─── Records to use ───
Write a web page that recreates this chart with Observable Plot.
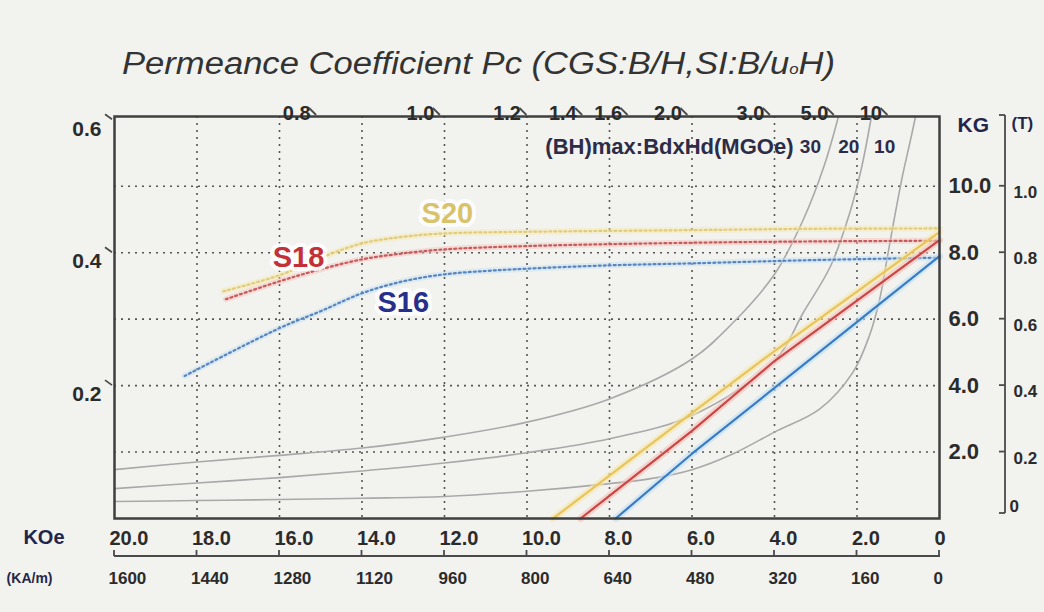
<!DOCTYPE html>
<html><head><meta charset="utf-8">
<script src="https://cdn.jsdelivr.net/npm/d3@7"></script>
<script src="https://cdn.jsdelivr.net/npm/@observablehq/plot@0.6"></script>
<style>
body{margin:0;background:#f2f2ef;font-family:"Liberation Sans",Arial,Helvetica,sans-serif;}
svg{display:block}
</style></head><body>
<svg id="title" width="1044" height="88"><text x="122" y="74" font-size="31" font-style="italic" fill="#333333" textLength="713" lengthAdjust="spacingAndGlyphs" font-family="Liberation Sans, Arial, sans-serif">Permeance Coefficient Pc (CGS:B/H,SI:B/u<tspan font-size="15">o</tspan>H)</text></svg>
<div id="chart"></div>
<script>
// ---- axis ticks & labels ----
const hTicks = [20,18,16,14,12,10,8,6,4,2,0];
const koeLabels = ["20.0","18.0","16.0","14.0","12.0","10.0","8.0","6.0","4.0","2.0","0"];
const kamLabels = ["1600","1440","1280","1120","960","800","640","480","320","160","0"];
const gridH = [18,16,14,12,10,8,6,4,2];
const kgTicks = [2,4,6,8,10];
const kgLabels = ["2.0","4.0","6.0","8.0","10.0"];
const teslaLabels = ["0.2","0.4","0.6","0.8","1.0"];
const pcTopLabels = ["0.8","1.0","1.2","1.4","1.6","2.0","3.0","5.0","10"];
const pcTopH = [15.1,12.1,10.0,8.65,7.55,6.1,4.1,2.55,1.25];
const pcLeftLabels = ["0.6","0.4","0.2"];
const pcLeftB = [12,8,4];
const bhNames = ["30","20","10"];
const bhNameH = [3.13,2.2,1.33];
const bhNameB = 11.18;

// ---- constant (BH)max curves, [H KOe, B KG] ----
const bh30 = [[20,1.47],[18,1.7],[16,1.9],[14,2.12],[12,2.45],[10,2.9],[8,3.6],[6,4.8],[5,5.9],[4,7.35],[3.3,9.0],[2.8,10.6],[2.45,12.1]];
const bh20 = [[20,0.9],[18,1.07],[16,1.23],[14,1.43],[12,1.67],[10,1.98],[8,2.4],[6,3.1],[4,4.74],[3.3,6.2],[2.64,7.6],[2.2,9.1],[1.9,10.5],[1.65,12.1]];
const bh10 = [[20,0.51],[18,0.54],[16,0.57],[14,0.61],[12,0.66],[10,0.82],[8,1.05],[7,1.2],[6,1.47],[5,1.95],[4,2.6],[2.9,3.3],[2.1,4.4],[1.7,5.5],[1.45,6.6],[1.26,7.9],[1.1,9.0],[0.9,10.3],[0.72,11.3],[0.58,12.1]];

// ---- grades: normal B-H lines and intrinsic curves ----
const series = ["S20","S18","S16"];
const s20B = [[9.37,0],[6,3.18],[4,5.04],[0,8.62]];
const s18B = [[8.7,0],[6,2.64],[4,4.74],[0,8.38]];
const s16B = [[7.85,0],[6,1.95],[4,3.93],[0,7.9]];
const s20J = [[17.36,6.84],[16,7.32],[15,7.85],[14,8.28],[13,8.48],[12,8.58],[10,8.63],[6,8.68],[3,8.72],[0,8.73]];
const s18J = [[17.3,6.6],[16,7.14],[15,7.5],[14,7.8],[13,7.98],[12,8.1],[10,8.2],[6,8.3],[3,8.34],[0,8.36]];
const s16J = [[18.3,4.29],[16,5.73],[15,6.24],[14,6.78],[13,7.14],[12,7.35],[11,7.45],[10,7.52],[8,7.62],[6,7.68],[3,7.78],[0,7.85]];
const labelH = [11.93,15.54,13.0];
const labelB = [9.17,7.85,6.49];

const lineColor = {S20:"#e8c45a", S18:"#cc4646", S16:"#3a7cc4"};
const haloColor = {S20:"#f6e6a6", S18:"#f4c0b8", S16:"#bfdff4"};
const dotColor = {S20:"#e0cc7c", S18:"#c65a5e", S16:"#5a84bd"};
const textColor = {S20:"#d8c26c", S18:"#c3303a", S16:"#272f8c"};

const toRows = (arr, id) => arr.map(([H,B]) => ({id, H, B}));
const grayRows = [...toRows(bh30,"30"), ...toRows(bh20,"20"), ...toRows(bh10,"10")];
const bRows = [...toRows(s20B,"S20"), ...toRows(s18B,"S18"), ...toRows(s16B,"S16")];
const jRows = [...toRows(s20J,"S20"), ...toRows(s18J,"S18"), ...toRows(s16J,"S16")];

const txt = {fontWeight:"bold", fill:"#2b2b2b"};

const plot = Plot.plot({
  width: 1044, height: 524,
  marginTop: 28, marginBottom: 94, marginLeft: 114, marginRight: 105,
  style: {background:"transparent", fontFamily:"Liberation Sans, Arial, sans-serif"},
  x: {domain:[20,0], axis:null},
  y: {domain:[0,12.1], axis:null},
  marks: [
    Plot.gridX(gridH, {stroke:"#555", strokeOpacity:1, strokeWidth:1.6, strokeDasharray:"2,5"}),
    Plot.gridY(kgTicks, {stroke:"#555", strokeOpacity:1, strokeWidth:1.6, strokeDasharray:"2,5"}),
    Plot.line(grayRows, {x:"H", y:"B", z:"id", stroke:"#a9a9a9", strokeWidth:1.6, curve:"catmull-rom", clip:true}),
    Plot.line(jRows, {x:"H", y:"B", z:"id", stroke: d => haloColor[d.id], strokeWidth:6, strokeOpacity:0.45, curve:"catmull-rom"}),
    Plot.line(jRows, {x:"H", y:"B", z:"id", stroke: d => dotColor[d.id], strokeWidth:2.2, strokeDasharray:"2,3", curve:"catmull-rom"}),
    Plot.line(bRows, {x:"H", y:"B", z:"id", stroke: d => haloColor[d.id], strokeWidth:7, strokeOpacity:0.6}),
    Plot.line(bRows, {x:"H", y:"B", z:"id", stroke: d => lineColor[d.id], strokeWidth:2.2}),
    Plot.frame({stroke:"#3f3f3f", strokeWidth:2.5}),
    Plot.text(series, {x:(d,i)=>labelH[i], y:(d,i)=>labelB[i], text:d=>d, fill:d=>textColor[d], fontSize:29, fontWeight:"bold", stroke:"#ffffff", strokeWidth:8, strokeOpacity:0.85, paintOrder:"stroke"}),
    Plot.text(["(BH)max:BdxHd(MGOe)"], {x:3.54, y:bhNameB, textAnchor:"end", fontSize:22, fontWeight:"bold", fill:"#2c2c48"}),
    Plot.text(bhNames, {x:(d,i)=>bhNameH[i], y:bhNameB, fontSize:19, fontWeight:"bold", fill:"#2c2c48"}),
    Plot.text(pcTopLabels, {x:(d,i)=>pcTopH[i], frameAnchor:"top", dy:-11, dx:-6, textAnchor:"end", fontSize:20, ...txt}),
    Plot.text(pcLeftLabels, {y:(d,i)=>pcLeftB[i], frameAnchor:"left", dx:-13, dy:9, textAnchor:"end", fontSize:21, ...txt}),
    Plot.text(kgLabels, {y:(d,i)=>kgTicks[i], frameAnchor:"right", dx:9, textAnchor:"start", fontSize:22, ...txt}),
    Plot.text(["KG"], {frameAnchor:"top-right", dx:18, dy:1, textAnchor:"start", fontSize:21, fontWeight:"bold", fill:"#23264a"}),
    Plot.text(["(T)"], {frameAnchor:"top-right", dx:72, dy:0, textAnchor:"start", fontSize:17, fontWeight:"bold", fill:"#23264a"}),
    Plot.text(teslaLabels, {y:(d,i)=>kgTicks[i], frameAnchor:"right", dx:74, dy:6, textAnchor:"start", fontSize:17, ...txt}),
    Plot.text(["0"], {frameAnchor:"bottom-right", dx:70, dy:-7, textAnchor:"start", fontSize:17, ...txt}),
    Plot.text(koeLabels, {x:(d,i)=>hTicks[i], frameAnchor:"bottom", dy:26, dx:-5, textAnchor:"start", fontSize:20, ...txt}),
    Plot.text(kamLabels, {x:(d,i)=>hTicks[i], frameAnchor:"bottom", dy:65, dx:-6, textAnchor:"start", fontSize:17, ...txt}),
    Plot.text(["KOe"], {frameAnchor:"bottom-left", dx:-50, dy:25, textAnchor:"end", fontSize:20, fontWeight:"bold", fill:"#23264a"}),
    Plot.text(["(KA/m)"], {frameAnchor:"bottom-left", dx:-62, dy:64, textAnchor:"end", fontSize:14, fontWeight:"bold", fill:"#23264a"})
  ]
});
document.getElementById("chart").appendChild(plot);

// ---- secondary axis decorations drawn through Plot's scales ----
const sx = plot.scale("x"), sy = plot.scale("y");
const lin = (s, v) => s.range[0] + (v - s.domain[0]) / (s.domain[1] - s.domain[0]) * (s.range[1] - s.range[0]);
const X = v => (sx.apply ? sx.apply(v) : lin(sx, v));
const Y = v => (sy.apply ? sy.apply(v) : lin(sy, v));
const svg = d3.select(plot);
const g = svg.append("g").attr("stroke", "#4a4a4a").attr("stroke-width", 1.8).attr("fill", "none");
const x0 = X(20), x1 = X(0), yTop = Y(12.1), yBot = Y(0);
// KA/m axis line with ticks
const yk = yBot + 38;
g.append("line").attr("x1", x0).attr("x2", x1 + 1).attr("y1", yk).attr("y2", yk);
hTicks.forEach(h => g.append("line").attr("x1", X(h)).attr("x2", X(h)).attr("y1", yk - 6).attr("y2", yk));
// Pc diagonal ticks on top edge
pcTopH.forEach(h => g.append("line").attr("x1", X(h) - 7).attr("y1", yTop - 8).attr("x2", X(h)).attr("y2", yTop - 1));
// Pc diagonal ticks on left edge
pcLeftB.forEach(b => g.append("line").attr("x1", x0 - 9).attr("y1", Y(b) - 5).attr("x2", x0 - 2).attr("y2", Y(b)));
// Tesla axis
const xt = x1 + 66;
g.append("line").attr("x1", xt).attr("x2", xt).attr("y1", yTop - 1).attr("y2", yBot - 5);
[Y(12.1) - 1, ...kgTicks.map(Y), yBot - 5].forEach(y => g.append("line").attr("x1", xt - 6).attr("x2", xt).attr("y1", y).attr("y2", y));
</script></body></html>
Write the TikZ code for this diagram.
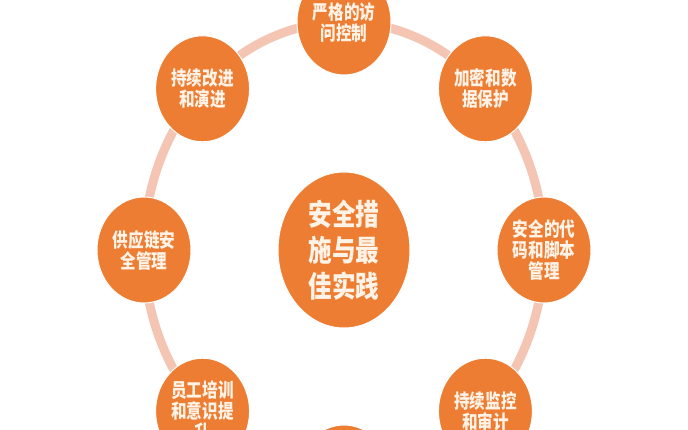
───
Where a line in the material contains "chart", copy that line.

Write a web page that recreates this chart with Observable Plot.
<div id="chart"></div>
document.getElementById("chart").appendChild(plot);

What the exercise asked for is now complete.